Was sipping a coffee outside by the lake, well I was trying to, Odin had other ideas such as ” that human, looks like a chew toy to me.
Odin would have a good Marine, he’s got a switch, he’s either on or off. Rather protective to. With my coffee mostly down the front me, I was wondering if Odin likes waffles, because I do. Odin get in the truck, don’t bust my window I’ll it roll it down.

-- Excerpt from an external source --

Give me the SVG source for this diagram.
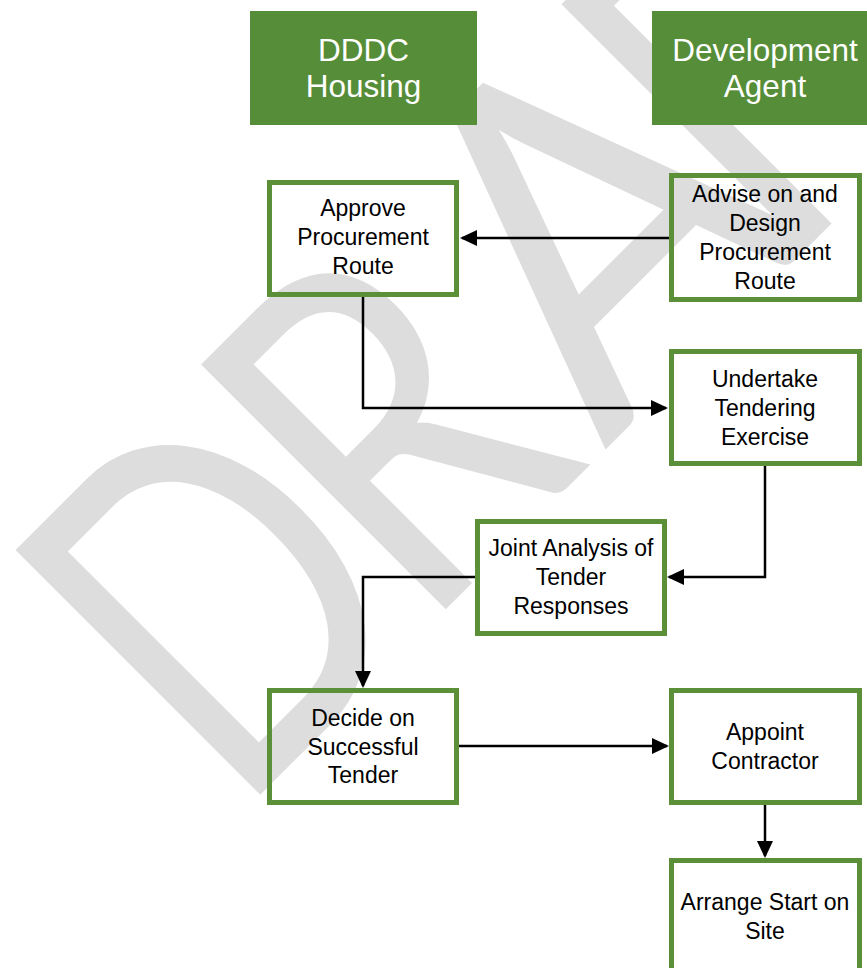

For a waffle iron of it’s age, best find a second store, there’s one down the road that way, which is no small jaunt. It’s then the Flashback happened not my fault mind you. Me and the Dan-knee were redoing some flor standing Avent speakers, needed some cross-overs. Went to Radio junk, found the place butthole to bellybutton, strangers mind you, packed in there like sardines. Dan-knee let’s go. Took a few days but I found the solution, called Dan-knee, let’s go the Radio Junk. Dan-knee was first to suffer my solution, not long after over the loudspeaker of that mall, ” please evacuate the stores, someone lit a stinkbpmb”. No, not even close. Being rather decent at chemistry, if you ever want elbow room while shopping, this is what ya do. Get 8 sandy cookies, cheaper the better, wash them down with a V-8 cocktail, wait for 2 hours, give the emzines in your belly time to do thier thing, change those ingredients into the most obnoxious gas any human body can produce, the isle you wish to traverse will be smooth sailing for your shopping pleasure. Toldja, I like chemistry :). Having a Odin works just as well. Some Woman turned the corner and say ” Eh!, does the dog bite?”. I looked at her, he ain’t bite me!, Stood there with the ole hands on hips look, as if that’s somme of sign of displeasure.
Long story short, Odin does like waffles with syrup, after 15, he was wanting more
,Odin, these last 6 are for me, you’re SOL.